[Charts and diagrams as code]
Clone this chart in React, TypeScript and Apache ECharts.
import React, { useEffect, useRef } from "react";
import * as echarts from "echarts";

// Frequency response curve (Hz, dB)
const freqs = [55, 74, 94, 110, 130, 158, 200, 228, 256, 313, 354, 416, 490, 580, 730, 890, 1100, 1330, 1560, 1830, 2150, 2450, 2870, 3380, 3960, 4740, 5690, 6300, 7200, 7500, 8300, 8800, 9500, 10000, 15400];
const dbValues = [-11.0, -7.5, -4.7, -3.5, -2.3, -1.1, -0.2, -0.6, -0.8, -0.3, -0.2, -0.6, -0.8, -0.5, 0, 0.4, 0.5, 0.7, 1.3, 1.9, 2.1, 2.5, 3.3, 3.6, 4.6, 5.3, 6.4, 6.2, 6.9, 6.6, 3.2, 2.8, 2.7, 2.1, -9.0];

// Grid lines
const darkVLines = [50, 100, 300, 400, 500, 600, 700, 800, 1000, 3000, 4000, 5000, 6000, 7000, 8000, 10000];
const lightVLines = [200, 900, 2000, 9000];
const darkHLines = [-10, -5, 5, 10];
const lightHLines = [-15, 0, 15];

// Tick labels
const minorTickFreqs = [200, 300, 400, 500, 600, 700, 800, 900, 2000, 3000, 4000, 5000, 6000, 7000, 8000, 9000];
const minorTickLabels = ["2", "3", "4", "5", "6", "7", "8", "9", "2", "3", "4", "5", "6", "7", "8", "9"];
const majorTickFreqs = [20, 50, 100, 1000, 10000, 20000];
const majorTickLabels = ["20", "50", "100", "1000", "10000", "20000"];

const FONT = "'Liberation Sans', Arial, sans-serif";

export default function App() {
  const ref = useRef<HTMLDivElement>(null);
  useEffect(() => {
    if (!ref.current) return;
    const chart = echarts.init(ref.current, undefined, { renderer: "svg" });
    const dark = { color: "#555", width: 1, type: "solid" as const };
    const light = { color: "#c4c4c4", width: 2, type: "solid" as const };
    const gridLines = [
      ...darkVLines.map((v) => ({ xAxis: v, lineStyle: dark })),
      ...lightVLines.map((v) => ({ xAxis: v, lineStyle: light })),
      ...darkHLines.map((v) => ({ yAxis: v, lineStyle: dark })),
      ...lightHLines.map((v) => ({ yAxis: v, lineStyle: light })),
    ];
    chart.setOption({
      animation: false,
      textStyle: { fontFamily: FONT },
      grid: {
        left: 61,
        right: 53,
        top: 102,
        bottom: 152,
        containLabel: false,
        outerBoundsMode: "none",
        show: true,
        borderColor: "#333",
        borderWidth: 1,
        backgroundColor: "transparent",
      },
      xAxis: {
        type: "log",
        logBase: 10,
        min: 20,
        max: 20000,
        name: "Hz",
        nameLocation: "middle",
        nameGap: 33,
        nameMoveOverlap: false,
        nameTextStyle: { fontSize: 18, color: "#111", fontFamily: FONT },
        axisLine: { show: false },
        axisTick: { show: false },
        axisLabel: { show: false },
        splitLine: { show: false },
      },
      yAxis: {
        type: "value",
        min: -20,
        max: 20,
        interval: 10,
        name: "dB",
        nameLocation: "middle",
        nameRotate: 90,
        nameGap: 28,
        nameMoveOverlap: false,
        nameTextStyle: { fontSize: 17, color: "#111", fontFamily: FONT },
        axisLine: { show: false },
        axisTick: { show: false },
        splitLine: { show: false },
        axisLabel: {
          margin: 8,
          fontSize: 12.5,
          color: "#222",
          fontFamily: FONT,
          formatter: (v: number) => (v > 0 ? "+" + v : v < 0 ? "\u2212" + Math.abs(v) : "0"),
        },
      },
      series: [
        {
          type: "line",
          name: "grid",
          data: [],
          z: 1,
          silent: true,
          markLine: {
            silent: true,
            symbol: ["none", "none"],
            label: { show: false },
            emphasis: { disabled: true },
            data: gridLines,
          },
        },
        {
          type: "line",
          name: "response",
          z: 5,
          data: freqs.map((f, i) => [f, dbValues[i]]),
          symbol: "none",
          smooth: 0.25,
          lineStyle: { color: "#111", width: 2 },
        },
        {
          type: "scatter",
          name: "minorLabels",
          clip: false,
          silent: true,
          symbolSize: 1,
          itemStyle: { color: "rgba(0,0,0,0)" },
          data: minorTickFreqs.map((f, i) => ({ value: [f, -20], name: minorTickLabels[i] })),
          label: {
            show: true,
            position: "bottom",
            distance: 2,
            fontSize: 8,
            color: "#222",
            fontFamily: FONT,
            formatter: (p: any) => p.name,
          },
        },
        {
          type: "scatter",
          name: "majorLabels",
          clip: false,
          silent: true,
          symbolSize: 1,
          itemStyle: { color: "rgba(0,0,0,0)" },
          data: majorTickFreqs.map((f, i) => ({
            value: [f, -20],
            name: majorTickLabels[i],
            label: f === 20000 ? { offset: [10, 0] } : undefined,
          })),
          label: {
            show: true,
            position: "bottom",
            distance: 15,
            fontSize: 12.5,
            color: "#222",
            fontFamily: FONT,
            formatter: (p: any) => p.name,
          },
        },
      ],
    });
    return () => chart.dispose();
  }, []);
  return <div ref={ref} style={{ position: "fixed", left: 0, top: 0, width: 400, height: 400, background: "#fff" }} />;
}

* * *

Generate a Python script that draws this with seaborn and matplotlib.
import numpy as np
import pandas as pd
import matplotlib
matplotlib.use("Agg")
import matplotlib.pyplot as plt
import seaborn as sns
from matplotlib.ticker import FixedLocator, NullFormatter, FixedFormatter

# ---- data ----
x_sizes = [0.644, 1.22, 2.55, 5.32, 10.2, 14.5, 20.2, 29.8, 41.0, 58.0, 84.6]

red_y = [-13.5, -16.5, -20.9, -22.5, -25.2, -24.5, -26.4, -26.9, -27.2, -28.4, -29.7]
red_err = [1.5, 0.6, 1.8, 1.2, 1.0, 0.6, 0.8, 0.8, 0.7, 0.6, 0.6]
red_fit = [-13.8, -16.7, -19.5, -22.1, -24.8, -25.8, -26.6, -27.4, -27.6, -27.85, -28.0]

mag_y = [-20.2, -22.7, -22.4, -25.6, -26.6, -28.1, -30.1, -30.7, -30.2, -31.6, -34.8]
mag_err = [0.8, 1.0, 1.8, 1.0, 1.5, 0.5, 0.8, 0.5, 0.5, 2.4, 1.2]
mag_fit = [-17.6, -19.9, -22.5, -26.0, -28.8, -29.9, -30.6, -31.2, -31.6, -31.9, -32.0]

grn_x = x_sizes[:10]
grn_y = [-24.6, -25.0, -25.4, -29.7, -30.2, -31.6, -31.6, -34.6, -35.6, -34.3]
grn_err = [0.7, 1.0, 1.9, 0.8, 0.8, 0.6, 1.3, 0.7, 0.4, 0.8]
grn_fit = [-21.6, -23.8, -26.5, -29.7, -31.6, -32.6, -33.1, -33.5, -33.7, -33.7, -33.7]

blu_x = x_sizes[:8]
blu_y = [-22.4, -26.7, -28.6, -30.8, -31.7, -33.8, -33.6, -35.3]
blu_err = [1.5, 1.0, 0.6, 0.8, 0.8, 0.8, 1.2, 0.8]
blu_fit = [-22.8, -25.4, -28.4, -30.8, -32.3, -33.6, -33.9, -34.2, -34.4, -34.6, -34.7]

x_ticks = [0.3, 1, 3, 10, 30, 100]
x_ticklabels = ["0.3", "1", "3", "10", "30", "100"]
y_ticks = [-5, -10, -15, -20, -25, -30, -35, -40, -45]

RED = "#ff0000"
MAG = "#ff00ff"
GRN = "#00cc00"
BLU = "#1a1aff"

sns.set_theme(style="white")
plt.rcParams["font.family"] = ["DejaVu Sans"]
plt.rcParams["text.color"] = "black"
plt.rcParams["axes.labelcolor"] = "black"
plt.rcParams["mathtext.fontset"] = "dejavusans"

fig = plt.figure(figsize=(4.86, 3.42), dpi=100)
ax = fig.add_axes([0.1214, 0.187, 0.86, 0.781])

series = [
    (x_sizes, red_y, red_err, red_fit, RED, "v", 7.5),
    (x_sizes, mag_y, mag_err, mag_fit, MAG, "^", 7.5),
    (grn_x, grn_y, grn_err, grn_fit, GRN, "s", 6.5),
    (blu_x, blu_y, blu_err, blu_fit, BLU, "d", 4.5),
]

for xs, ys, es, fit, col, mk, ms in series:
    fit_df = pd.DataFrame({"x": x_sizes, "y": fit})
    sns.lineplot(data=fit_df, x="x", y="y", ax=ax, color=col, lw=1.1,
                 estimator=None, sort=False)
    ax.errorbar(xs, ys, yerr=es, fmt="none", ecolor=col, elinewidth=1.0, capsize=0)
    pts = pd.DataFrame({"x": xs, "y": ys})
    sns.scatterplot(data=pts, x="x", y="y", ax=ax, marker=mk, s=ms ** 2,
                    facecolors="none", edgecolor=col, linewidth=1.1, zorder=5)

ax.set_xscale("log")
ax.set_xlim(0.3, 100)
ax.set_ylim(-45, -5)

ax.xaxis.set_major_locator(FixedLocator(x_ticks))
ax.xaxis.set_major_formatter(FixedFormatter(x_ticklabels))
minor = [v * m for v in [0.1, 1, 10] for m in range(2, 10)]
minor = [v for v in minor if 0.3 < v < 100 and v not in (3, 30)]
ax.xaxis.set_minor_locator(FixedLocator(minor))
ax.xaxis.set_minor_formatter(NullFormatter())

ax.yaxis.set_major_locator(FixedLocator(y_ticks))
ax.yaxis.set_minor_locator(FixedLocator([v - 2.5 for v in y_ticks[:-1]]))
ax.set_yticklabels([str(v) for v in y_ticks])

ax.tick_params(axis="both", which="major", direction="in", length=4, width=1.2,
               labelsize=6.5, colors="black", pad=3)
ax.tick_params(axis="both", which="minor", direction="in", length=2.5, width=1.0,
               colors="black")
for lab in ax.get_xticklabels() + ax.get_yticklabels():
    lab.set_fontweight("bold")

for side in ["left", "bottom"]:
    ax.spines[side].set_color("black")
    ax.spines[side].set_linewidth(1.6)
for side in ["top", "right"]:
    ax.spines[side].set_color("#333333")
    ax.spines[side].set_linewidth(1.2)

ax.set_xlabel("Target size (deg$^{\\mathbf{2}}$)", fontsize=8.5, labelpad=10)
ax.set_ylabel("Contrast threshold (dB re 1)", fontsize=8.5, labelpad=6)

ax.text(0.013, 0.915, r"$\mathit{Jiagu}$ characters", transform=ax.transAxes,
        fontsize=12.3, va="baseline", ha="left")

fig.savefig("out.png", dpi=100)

...

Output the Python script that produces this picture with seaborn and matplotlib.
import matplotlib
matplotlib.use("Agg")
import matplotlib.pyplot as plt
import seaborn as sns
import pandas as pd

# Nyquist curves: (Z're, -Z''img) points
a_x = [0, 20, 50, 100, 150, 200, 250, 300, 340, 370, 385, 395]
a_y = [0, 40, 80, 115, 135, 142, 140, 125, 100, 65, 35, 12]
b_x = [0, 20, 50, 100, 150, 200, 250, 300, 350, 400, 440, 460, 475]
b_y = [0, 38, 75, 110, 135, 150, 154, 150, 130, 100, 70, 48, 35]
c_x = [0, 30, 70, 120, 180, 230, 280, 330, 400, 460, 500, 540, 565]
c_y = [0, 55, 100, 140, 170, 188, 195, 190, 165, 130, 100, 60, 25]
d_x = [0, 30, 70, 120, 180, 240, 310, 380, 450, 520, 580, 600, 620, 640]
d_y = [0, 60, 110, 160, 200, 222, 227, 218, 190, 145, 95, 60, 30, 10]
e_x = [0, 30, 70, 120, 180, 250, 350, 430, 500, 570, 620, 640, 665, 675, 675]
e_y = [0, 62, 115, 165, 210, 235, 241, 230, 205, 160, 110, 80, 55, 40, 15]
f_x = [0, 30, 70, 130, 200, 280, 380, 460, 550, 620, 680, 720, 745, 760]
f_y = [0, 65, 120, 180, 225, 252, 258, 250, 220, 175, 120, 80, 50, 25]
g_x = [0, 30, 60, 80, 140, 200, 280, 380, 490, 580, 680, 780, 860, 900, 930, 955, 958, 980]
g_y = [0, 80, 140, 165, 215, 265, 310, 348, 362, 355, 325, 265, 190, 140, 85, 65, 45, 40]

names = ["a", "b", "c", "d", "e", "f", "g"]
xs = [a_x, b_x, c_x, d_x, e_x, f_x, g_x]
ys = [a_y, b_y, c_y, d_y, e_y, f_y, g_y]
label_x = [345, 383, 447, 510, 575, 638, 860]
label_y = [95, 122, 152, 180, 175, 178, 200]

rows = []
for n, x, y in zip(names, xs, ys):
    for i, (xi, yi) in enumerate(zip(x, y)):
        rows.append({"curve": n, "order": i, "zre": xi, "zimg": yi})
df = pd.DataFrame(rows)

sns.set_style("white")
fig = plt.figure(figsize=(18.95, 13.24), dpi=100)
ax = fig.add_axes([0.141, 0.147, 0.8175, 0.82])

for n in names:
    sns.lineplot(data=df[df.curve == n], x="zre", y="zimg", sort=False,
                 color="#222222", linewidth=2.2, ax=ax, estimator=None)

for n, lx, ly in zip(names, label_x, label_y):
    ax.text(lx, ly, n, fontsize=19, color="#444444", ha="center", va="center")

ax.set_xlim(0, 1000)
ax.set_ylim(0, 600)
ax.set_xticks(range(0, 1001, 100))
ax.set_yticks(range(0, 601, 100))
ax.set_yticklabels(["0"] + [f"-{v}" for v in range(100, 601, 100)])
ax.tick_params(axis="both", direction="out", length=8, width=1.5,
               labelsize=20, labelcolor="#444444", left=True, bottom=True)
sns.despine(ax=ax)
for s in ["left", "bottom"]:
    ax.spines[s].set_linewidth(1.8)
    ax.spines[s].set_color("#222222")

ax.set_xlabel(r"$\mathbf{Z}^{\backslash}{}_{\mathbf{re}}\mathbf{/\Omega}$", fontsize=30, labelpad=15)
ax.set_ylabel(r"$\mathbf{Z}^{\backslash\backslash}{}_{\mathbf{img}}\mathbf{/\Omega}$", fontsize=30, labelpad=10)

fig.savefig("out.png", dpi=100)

Requirements:
Each line from the one holding "Generate a Python" to the one holding "-27.6, -27.85, -28.0]", those two included, is to be transcribed exactly, and no other line.

Solution:
Generate a Python script that draws this with seaborn and matplotlib.
import numpy as np
import pandas as pd
import matplotlib
matplotlib.use("Agg")
import matplotlib.pyplot as plt
import seaborn as sns
from matplotlib.ticker import FixedLocator, NullFormatter, FixedFormatter

# ---- data ----
x_sizes = [0.644, 1.22, 2.55, 5.32, 10.2, 14.5, 20.2, 29.8, 41.0, 58.0, 84.6]

red_y = [-13.5, -16.5, -20.9, -22.5, -25.2, -24.5, -26.4, -26.9, -27.2, -28.4, -29.7]
red_err = [1.5, 0.6, 1.8, 1.2, 1.0, 0.6, 0.8, 0.8, 0.7, 0.6, 0.6]
red_fit = [-13.8, -16.7, -19.5, -22.1, -24.8, -25.8, -26.6, -27.4, -27.6, -27.85, -28.0]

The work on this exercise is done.